- Born: 25 February 1895 Todmorden, West Riding of Yorkshire, England
- Died: 1 July 1969 (aged 74) Carlton, Victoria, Australia
- Allegiance: United Kingdom Australia
- Branch: British Army Royal Navy Royal Air Force Royal Australian Air Force
- Service years: 1914–1919 1939–1945
- Rank: Captain
- Unit: Warwickshire Yeomanry No. 3 Squadron RNAS Royal Naval Armoured Car Division No. 3 Squadron RAF
- Conflicts: World War I • Western Front • Gallipoli campaign World War II
- Awards: Distinguished Flying Cross

= Will Hubbard =

British First World War flying ace

Captain Will Hubbard (25 February 1895 – 1 July 1969) was a British World War I aviation equipment developer and flying ace. He fought in the Gallipoli campaign prior to his aviation career. In 1916, he was sent to England to work on developing self-ejecting parachutes and new aircraft. In latter 1917, he earned his pilot's wings and would go on to be credited with ten aerial victories. In later life, he developed the first model of Holden automobile.

==Biography==
===Early life===
Will Hubbard was born in Todmorden, in the West Riding of Yorkshire. His father William, the landlord of the Rope and Anchor Inn, died of influenza before his birth, and when he was two his mother married James Bulcock, owner of the Gauxholme Brewery. Hubbard was educated at the Manchester Grammar School and, after the death of his mother in 1910, lived with his grandfather, John Hubbard, and worked as a motor mechanic.

===World War I service===
On the outbreak of the war in August 1914, Hubbard enlisted into the Warwickshire Yeomanry but deserted after a week, when he discovered that they would not be sent to France. He then joined the Royal Navy, where he served in No. 3 (Eastchurch) Squadron of the Royal Naval Air Service, under Commander Charles Rumney Samson, and saw action in Belgium in the Royal Naval Armoured Car Division. His squadron was sent to the Dardanelles in 1915 to take part in the Gallipoli campaign, where he was twice wounded in action. Hubbard returned to England in 1916, where he worked in developing new aircraft and equipment, including testing self-ejecting parachutes.

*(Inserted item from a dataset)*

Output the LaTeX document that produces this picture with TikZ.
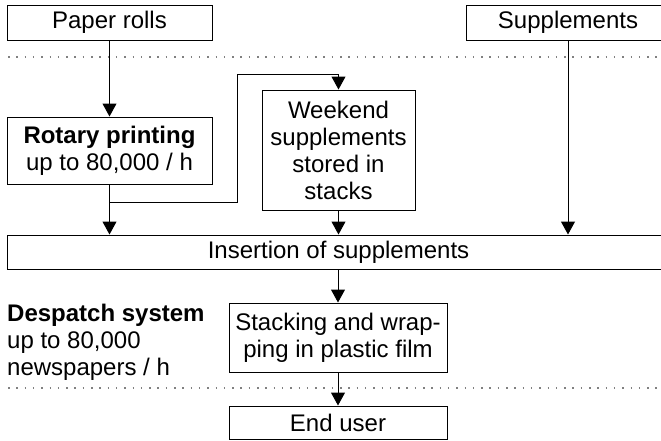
\documentclass[tikz,border=0pt]{standalone}
\usepackage{fontspec}
\setmainfont{Liberation Sans}
\usetikzlibrary{arrows.meta}

\begin{document}
\begin{tikzpicture}[x=1pt, y=-1pt,
  box/.style={draw, line width=1pt, inner sep=0pt, align=center},
  arr/.style={line width=1pt, -{Triangle[width=14pt,length=13pt]}},
  sep/.style={draw=gray, line width=1.3pt, dash pattern=on 1.5pt off 6.8pt}]

\fontsize{24}{27}\selectfont

% Formato dell'immagine
\useasboundingbox (0,0) rectangle (661,440);

% Separatori
\draw[sep] (8,57) -- (661,57);
\draw[sep] (8,388) -- (661,388);

% Ingressi
\node[box, minimum width=205pt, minimum height=35pt] (paper) at (109.5,22.5) {Paper rolls};
\node[box, minimum width=204pt, minimum height=35pt] (supp) at (568,22.5) {Supplements};

% Stampa
\node[box, minimum width=205pt, minimum height=67pt] (rotary) at (109.5,150.5)
  {\textbf{Rotary printing}\\up to 80,000 / h};
\node[box, minimum width=153pt, minimum height=120pt] (weekend) at (338.5,150)
  {Weekend\\supplements\\stored in\\stacks};

% Inserimento
\node[box, minimum width=663pt, minimum height=34pt] (insert) at (338.5,252) {Insertion of supplements};

% Spedizione
\node[anchor=north west, align=left, inner sep=0pt] (despatch) at (7,304)
  {\textbf{Despatch system}\\up to 80,000\\newspapers / h};
\node[box, minimum width=218pt, minimum height=69pt] (stack) at (338,337.5)
  {Stacking and wrap-\\ping in plastic film};
\node[box, minimum width=218pt, minimum height=33pt] (user) at (338,422.5) {End user};

% Collegamenti
\coordinate (split) at (109.5,202);
\coordinate (loop) at (237,74);
\draw[arr] (paper) -- (rotary);
\draw[arr] (rotary.south) -- (rotary.south |- insert.north);
\draw[arr] (split) -| (loop) -| (weekend.north);
\draw[arr] (weekend.south) -- (weekend.south |- insert.north);
\draw[arr] (supp.south) -- (supp.south |- insert.north);
\draw[arr] (stack.north |- insert.south) -- (stack.north);
\draw[arr] (stack) -- (user);

\end{tikzpicture}
\end{document}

Hubbard joined the Royal Flying Corps in 1917, being appointed a flying officer, with the rank of temporary second lieutenant (on probation), on 18 June, and was confirmed in his rank on 8 August.

After serving for a while on Home Defence duties, flying at night to counter German air raids, Hubbard was posted to No. 3 Squadron in France, flying the Sopwith Camel. Between 2 May and 10 October 1918, he accounted for ten enemy aircraft, three of which were shared with William Tipton, Douglas John Bell, Lloyd Hamilton, and Adrian Franklyn. He was appointed acting captain on 25 October 1918 and was awarded the Distinguished Flying Cross. He left the RAF, being transferred to the unemployed list, on 2 February 1919.

===Post war life===
After the war, Hubbard emigrated to Australia, where, after a failed attempt at farming, he became a works manager for General Motors (GM) in Melbourne. He returned to service in the Royal Australian Air Force during World War II, working on aircraft repair. He returned to GM in 1946 as Chief Engineer where he was in charge of the development of the first Holden, released in 1948. Hubbard retired in 1964; he was killed in a car accident in 1969.

==Honours and awards==
- Distinguished Flying Cross
Lieutenant Will Hubbard
"A bold and determined fighter in the air and against troops on the ground. On 26 August he engaged three enemy two-seaters, shooting down one out of control. Owing to his pressure pump being shot away in the combat he reached our lines with great difficulty, landing only 150 yards west of our front line. Undisturbed by the fact that the machine was under direct observation and subjected to heavy fire he removed all the instruments and pegged the machine down before leaving. In all he has accounted for five enemy aeroplanes."